The first idea (“move towards the complicated”) is, I think, best understood as a habit of mind generally worth cultivating. Basically: steer towards the rapids. Say we’re writing “Little Red Riding Hood,” and we’ve just typed: “One day, Red’s mother handed her a picnic basket and told her to go see Granny, but not to talk to any strangers along the way.” So—should we have her meet a stranger? Yes. Should that stranger be potentially dangerous, like, say, a wolf? Sounds promising. Should Red engage with the wolf? (What a drag, if, at that point, she takes Mom’s advice and ignores the wolf: story over). Should the wolf she meets be evil, or a gentle, New Age wolf, who gives her some nice poems about daughter/granddaughter relations? Looking at a familiar story like that one, it’s pretty clear: a story is a thing that is full of dozens of crossroads moments, and if we make a habit of first, noticing these, and, second, steering toward the choice that gives off incrementally more power (or light, or heat, or throws open other interesting doors, etc.), this will, over the long haul, make the story more unique, more like itself, more incendiary. (Although even as I type this, I find myself intrigued by the poem-giving wolf. . . . )

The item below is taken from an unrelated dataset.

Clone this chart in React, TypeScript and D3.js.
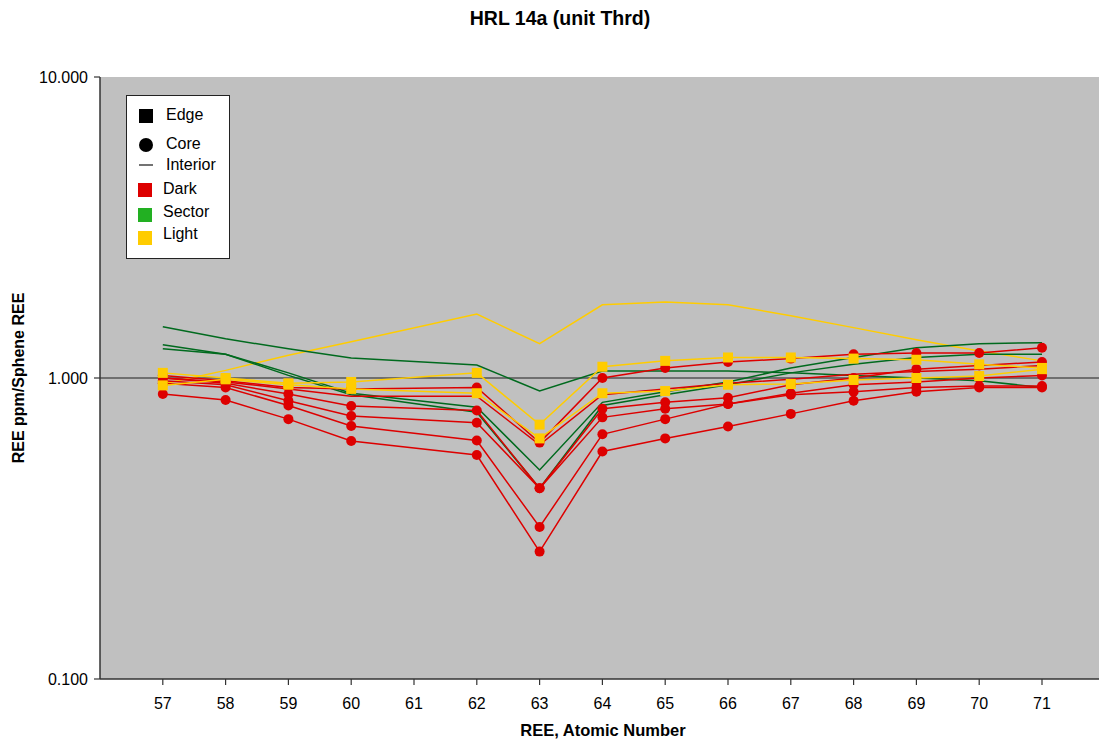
import React from "react";
import * as d3 from "d3";

const categories = ["", "57", "58", "59", "60", "61", "62", "63", "64", "65", "66", "67", "68", "69", "70", "71"];
const atomicNumbers = ["57", "58", "59", "60", "61", "62", "63", "64", "65", "66", "67", "68", "69", "70", "71"];
const yTicks = [0.1, 1, 10];

// Interior (lines only)
const lightInterior = [0.955, 1.06, 1.19, 1.32, null, 1.63, 1.30, 1.75, 1.79, 1.75, 1.61, 1.47, 1.34, 1.23, 1.14];
const sectorInterior1 = [1.48, 1.35, 1.25, 1.165, null, 1.105, 0.905, 1.055, 1.055, 1.055, 1.04, 1.02, 1.0, 0.98, 0.93];
const sectorInterior2 = [1.29, 1.2, 1.04, 0.89, null, 0.8, 0.495, 0.83, 0.9, 0.97, 1.08, 1.17, 1.26, 1.3, 1.31];
const sectorInterior3 = [1.25, 1.2, 1.02, 0.88, null, 0.77, 0.43, 0.81, 0.88, 0.95, 1.04, 1.11, 1.17, 1.2, 1.2];
const darkInterior = [1.0, 0.97, 0.92, 0.87, null, 0.87, 0.6, 0.88, 0.92, 0.96, 0.99, 1.03, 1.05, 1.07, 1.1];

// Core (circles)
const darkCoreA = [1.02, 0.98, 0.93, 0.92, null, 0.93, 0.61, 1.0, 1.08, 1.13, 1.16, 1.2, 1.21, 1.21, 1.26];
const darkCoreB = [1.0, 0.96, 0.885, 0.807, null, 0.78, 0.43, 0.79, 0.83, 0.86, 0.95, 1.0, 1.07, 1.1, 1.13];
const darkCoreC = [0.98, 0.95, 0.84, 0.748, null, 0.71, 0.43, 0.74, 0.79, 0.82, 0.89, 0.95, 0.97, 1.0, 1.02];
const darkCoreD = [0.96, 0.93, 0.81, 0.693, null, 0.62, 0.32, 0.65, 0.73, 0.82, 0.88, 0.9, 0.93, 0.94, 0.94];
const darkCoreE = [0.885, 0.845, 0.73, 0.618, null, 0.555, 0.265, 0.57, 0.63, 0.69, 0.76, 0.84, 0.9, 0.93, 0.93];

// Edge (squares)
const lightEdge1 = [1.04, 1.0, 0.96, 0.97, null, 1.04, 0.7, 1.09, 1.14, 1.17, 1.17, 1.16, 1.15, 1.11, 1.08];
const lightEdge2 = [0.945, 0.99, 0.95, 0.92, null, 0.89, 0.63, 0.89, 0.905, 0.95, 0.955, 0.985, 1.0, 1.015, 1.07];

const RED = "#DD0000";
const GREEN_LINE = "#006A1E";
const GREEN_KEY = "#22B022";
const YELLOW = "#FFCC00";

type Series = { values: (number | null)[]; color: string; marker: "none" | "circle" | "square" };

const series: Series[] = [
  { values: lightInterior, color: YELLOW, marker: "none" },
  { values: sectorInterior1, color: GREEN_LINE, marker: "none" },
  { values: sectorInterior2, color: GREEN_LINE, marker: "none" },
  { values: sectorInterior3, color: GREEN_LINE, marker: "none" },
  { values: darkInterior, color: RED, marker: "none" },
  { values: darkCoreA, color: RED, marker: "circle" },
  { values: darkCoreB, color: RED, marker: "circle" },
  { values: darkCoreC, color: RED, marker: "circle" },
  { values: darkCoreD, color: RED, marker: "circle" },
  { values: darkCoreE, color: RED, marker: "circle" },
  { values: lightEdge1, color: YELLOW, marker: "square" },
  { values: lightEdge2, color: YELLOW, marker: "square" },
];

const W = 1099;
const H = 745;
const left = 100;
const top = 77;
const bottom = 679;
const right = 1099;
const FONT = "'Liberation Sans', Arial, sans-serif";

export default function App() {
  const x = d3.scalePoint<string>().domain(categories).range([left, 1042]);
  const y = d3.scaleLog().domain([0.1, 10]).range([bottom, top]);
  const line = d3
    .line<{ c: string; v: number }>()
    .x((d) => x(d.c) as number)
    .y((d) => y(d.v));

  const pts = (s: Series) =>
    s.values
      .map((v, i) => ({ c: atomicNumbers[i], v }))
      .filter((d) => d.v !== null) as { c: string; v: number }[];

  return (
    <svg width={W} height={H} style={{ position: "absolute", left: 0, top: 0, background: "#fff" }} fontFamily={FONT}>
      <text x={560} y={25} textAnchor="middle" fontWeight="bold" fontSize={19.5}>
        HRL 14a (unit Thrd)
      </text>
      <rect x={left} y={top} width={right - left} height={bottom - top} fill="#C0C0C0" />
      {/* gridline at 1 */}
      <line x1={left} x2={right} y1={y(1)} y2={y(1)} stroke="#555" strokeWidth={1.5} />
      {/* series lines */}
      {series.map((s, i) => (
        <path key={"l" + i} d={line(pts(s)) || ""} fill="none" stroke={s.color} strokeWidth={1.5} />
      ))}
      {series.map((s, i) =>
        s.marker === "circle"
          ? pts(s).map((d, j) => <circle key={"c" + i + "-" + j} cx={x(d.c)} cy={y(d.v)} r={5} fill={s.color} />)
          : null
      )}
      {series.map((s, i) =>
        s.marker === "square"
          ? pts(s).map((d, j) => (
              <rect key={"s" + i + "-" + j} x={(x(d.c) as number) - 5} y={y(d.v) - 5} width={10} height={10} fill={s.color} />
            ))
          : null
      )}
      {/* axes */}
      <line x1={left} x2={left} y1={top} y2={bottom} stroke="#333" strokeWidth={1.5} />
      <line x1={left} x2={right} y1={bottom} y2={bottom} stroke="#333" strokeWidth={1.5} />
      {yTicks.map((t) => (
        <g key={"yt" + t}>
          <line x1={left - 6} x2={left} y1={y(t)} y2={y(t)} stroke="#333" strokeWidth={1.2} />
          <text x={left - 12} y={y(t) + 6} textAnchor="end" fontSize={16}>
            {d3.format(".3f")(t)}
          </text>
        </g>
      ))}
      {categories.map((c, i) =>
        i === 0 ? null : (
          <g key={"xt" + c}>
            <line x1={x(c)} x2={x(c)} y1={bottom} y2={bottom + 6} stroke="#333" strokeWidth={1.2} />
            <text x={x(c)} y={bottom + 30} textAnchor="middle" fontSize={16}>
              {c}
            </text>
          </g>
        )
      )}
      <text x={603} y={736} textAnchor="middle" fontWeight="bold" fontSize={16.5}>
        REE, Atomic Number
      </text>
      <text
        transform={`translate(24, ${(top + bottom) / 2}) rotate(-90)`}
        textAnchor="middle"
        fontWeight="bold"
        fontSize={16}
      >
        REE ppm/Sphene REE
      </text>
      {/* legend */}
      <rect x={126.5} y={95.5} width={103} height={163} fill="#fff" stroke="#222" strokeWidth={1} />
      <rect x={139} y={109} width={14} height={14} fill="#000" />
      <text x={166} y={120} fontSize={16}>Edge</text>
      <circle cx={146} cy={145} r={7} fill="#000" />
      <text x={166} y={149} fontSize={16}>Core</text>
      <line x1={139} x2={153} y1={165} y2={165} stroke="#444" strokeWidth={1.5} />
      <text x={166} y={170} fontSize={16}>Interior</text>
      <rect x={138} y={183} width={14} height={14} fill={RED} />
      <text x={163} y={194} fontSize={16}>Dark</text>
      <rect x={138} y={208} width={14} height={14} fill={GREEN_KEY} />
      <text x={163} y={217} fontSize={16}>Sector</text>
      <rect x={138} y={231} width={14} height={14} fill={YELLOW} />
      <text x={163} y={239} fontSize={16}>Light</text>
    </svg>
  );
}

That’s where the second idea comes in: as we try to steer toward the rapids, we sometimes do so reflexively, thus overriding reality, or probability, or story-power, in a way that can seem like a tic. We often auto-choose the naughty, the verboten, the violent, the coolly uneventful, the “literary.”

For example, a few years back, in our admissions pile at Syracuse, we were getting a gazillion stories where everyone over 40 was a pedophile. Or, you know—if he/she wasn’t a pedophile, it was through sheer act of will. And I started feeling that move as sort of habitual—it was what a young writer did when he/she didn’t know what else to do: throw a pedophile in there. So that decision—which must have felt, to those writers, like “steering toward the rapids”—was actually the opposite: it had become the lazy, go-to solution—a way of avoiding complexity.

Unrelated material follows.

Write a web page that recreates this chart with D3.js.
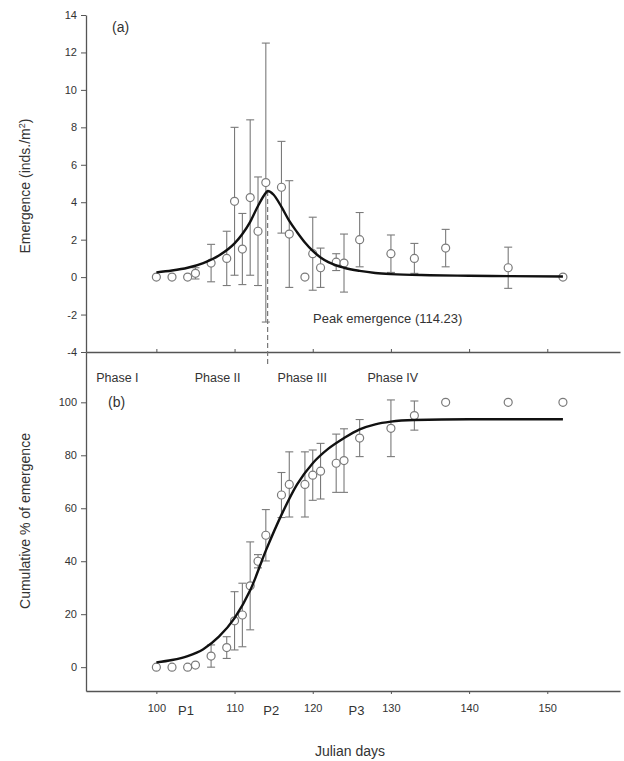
<!DOCTYPE html>
<html><head><meta charset="utf-8">
<script src="https://cdn.jsdelivr.net/npm/d3@7"></script>
<style>
body{margin:0;background:#fff;}
text{font-family:"Liberation Sans",Arial,sans-serif;}
</style></head>
<body>
<svg id="c" width="624" height="761"></svg>
<script>
// ---- data ----
const daysA   = [100,102,104,105,107,109,110,111,112,113,114,116,117,119,120,121,123,124,126,130,133,137,145,152];
const emergA  = [0,0,0,0.2,0.75,1.0,4.05,1.5,4.25,2.45,5.05,4.8,2.3,0,1.25,0.5,0.8,0.75,2.0,1.25,1.0,1.55,0.5,0];
const errA    = [0,0,0,0.3,1.0,1.45,3.95,1.9,4.15,2.9,7.45,2.45,2.85,0,1.95,1.05,0.45,1.55,1.45,1.0,0.8,1.0,1.1,0];
const fitDaysA = [100,102,104,106,108,110,111,112,113,114,114.23,115,116,117,118,119,120,121,122,124,126,128,130,135,140,145,152];
const fitA     = [0.25,0.35,0.5,0.75,1.15,1.8,2.3,2.95,3.8,4.5,4.6,4.4,3.75,3.0,2.4,1.85,1.4,1.05,0.8,0.5,0.33,0.22,0.16,0.1,0.07,0.05,0.03];
const peakDay = 114.23;

const daysB  = [100,102,104,105,107,109,110,111,112,113,114,116,117,119,120,121,123,124,126,130,133,137,145,152];
const cumB   = [0,0,0,0.8,4.2,7.4,17.5,19.7,30.7,40,49.8,65,69,69,72.5,74,77,78,86.5,90.2,95,100,100,100];
const errB   = [0,0,0,0,4.2,4.1,11,12,16.6,2.5,9.7,8.5,12.3,12.3,9.5,10.5,11,12,7,10.7,5.5,0,0,0];
const fitDaysB = [100,102,104,106,108,110,112,114,116,118,120,122,124,126,128,130,133,140,152];
const fitB     = [1.8,2.7,4.2,6.8,11.5,18.5,29,44,57.5,69,77,82.5,86.5,89.8,91.7,92.7,93.3,93.6,93.6];

const xTicks = [100,110,120,130,140,150];
const yTicksA = [14,12,10,8,6,4,2,0,-2,-4];
const yTicksB = [100,80,60,40,20,0];
const pLabels = ["P1","P2","P3"];
const pDays = [103.8,114.7,125.6];
const phaseLabels = ["Phase I","Phase II","Phase III","Phase IV"];
const phaseDays = [92.3,104.9,115.5,127];

// ---- drawing ----
const svg = d3.select("#c");
const axisCol = "#555", txtCol = "#333", ptCol = "#7a7a7a";

const x = d3.scaleLinear().domain([91,159.3]).range([86,620]);
const yA = d3.scaleLinear().domain([-4,14]).range([352,15]);
const yB = d3.scaleLinear().domain([-9,119]).range([691,352]);

function styleAxis(g){
  g.selectAll("path.domain").attr("stroke",axisCol).attr("stroke-width",1.3);
  g.selectAll(".tick line").attr("stroke",axisCol);
  g.selectAll(".tick text").attr("fill",txtCol).style("font-size","11px");
}
const plain = d => String(d);

// left axes
svg.append("g").attr("transform","translate(86,0)")
  .call(d3.axisLeft(yA).tickValues(yTicksA).tickFormat(plain).tickSize(5).tickPadding(4).tickSizeOuter(0))
  .call(styleAxis);
svg.append("g").attr("transform","translate(86,0)")
  .call(d3.axisLeft(yB).tickValues(yTicksB).tickFormat(plain).tickSize(5).tickPadding(4).tickSizeOuter(0))
  .call(styleAxis);

// top panel x axis (ticks inward, no labels)
svg.append("g").attr("transform","translate(0,"+yA(-4)+")")
  .call(d3.axisTop(x).tickValues(xTicks).tickSize(3).tickFormat("").tickSizeOuter(0))
  .call(styleAxis);
// bottom panel x axis
svg.append("g").attr("transform","translate(0,"+yB(-9)+")")
  .call(d3.axisBottom(x).tickValues(xTicks).tickFormat(plain).tickSize(3).tickPadding(10).tickSizeOuter(0))
  .call(styleAxis);

// P labels
svg.selectAll("text.p").data(pLabels).enter().append("text")
  .attr("x",(d,i)=>x(pDays[i])).attr("y",yB(-9)+24)
  .attr("text-anchor","middle").attr("fill",txtCol).style("font-size","13px").text(d=>d);

// phase labels
svg.selectAll("text.ph").data(phaseLabels).enter().append("text")
  .attr("x",(d,i)=>x(phaseDays[i])).attr("y",382)
  .attr("fill",txtCol).style("font-size","12.5px").text(d=>d);

// panel letters
svg.append("text").attr("x",112).attr("y",32).attr("fill",txtCol).style("font-size","14px").text("(a)");
svg.append("text").attr("x",108).attr("y",407).attr("fill",txtCol).style("font-size","14px").text("(b)");

// axis titles
const t1 = svg.append("text").attr("transform","translate(30,186) rotate(-90)")
  .attr("text-anchor","middle").attr("fill",txtCol).style("font-size","14px");
t1.append("tspan").text("Emergence (inds./m");
t1.append("tspan").attr("dy",-5).style("font-size","9px").text("2");
t1.append("tspan").attr("dy",5).text(")");
svg.append("text").attr("transform","translate(30,521) rotate(-90)")
  .attr("text-anchor","middle").attr("fill",txtCol).style("font-size","14px").text("Cumulative % of emergence");
svg.append("text").attr("x",350).attr("y",756).attr("text-anchor","middle")
  .attr("fill",txtCol).style("font-size","14px").text("Julian days");

// peak line + label
svg.append("line").attr("x1",x(peakDay)).attr("x2",x(peakDay))
  .attr("y1",yA(4.6)).attr("y2",yA(-4.8))
  .attr("stroke","#777").attr("stroke-width",1.2).attr("stroke-dasharray","5,3");
svg.append("text").attr("x",313).attr("y",323).attr("fill",txtCol).style("font-size","13px")
  .text("Peak emergence (114.23)");

function drawPanel(days, vals, errs, y){
  const g = svg.append("g");
  const capW = 4;
  days.forEach((d,i)=>{
    if(errs[i]>0){
      const cx = x(d), y1 = y(vals[i]+errs[i]), y2 = y(vals[i]-errs[i]);
      g.append("line").attr("x1",cx).attr("x2",cx).attr("y1",y1).attr("y2",y2).attr("stroke",ptCol).attr("stroke-width",1.1);
      g.append("line").attr("x1",cx-capW).attr("x2",cx+capW).attr("y1",y1).attr("y2",y1).attr("stroke",ptCol).attr("stroke-width",1.1);
      g.append("line").attr("x1",cx-capW).attr("x2",cx+capW).attr("y1",y2).attr("y2",y2).attr("stroke",ptCol).attr("stroke-width",1.1);
    }
  });
  return g;
}
function drawPoints(g, days, vals, y){
  g.selectAll("circle").data(days).enter().append("circle")
    .attr("cx",d=>x(d)).attr("cy",(d,i)=>y(vals[i])).attr("r",4)
    .attr("fill","#fff").attr("stroke",ptCol).attr("stroke-width",1.2);
}
const line = (y)=>d3.line().x(d=>x(d[0])).y(d=>y(d[1])).curve(d3.curveMonotoneX);

const gA = drawPanel(daysA, emergA, errA, yA);
drawPoints(gA, daysA, emergA, yA);
svg.append("path").datum(fitDaysA.map((d,i)=>[d,fitA[i]]))
  .attr("d",line(yA)).attr("fill","none").attr("stroke","#111").attr("stroke-width",2.4);

const gB = drawPanel(daysB, cumB, errB, yB);
drawPoints(gB, daysB, cumB, yB);
svg.append("path").datum(fitDaysB.map((d,i)=>[d,fitB[i]]))
  .attr("d",line(yB)).attr("fill","none").attr("stroke","#111").attr("stroke-width",2.4);
</script>
</body></html>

That second bit-o’-shtick you mention in your question (“A father and a son in a bedroom. . .”) might refer to a larger principle, namely: we have to know what our reader is expecting and take that into account. If, for example, we make that father a Father—i.e., a priest—and have him call that kid into the dark, secluded back room of the church—well, at this particular cultural moment, certain expectations arise. And as writers, we have to know those, and deal with them somehow. If I say: a priest summoned an altar boy into the back room of the church—well, at some level we “expect” a molestation. We just do. Maybe in 1931 we didn’t—but we do now. (And “expect” might be too strong a word. Let’s say “molestation” comes into the realm of likely narrative possibilities.) So the writer has to know this, and respond accordingly. The molestation could occur, of course, but we’d have to make it occur in a way that somehow takes into account the fact that molestation-by-priest has become a trope and a Tonight Show punch line.

We all know that nice feeling that happens when we are expecting Thing A from a writer and we go, “Oh no, not that, that would be just too obvious,” and then she delivers, instead, Thing B, and Thing B evidences a bigger heart, or a wider experience, or just more attentiveness on her part, etc., etc. So: there in that back room, the priest might do or say something that suddenly reminds us that “priest” is a category that contains multitudes—from molesters (yes, sure, O.K.) to Merton-like spiritual beings of great kindness, like that priest at (I think it was) Auschwitz, who sacrificed himself so that some other people could live, and was then starved to death in a pit, and the others heard him singing hymns literally to the very end.

(Or, for that matter, the priest might do something that reminds us that “molester” is also a category that contains multitudes (!). That is, the molestation could go ahead and occur, at a level of detail/insight that astounds us and makes it all new again.)

I suppose what we’re really trying to develop is the ability to see, at a given moment in a story (stuck there, sick of our own prose, blinded to it by the hours we’ve already spent), all the inherent possibilities, and then choose the one that is most. . . something. I would tend to say: the one that is most uncommon, i.e., the one that would take the most time/energy/acuity of vision to come up with—the one that is farthest down the trail, so to speak. But I suppose that’s what distinguishes one writer from another: how he/she might complete that sentence: Choose the one that is most (??).

And, of course, all of the above is mere concept—we “decide” how to write by doing it over and over, all the while trying to avoid nauseating ourselves—and then we look up afterwards and maybe try to figure out what we’ve done, and what we, therefore, must “believe” about writing.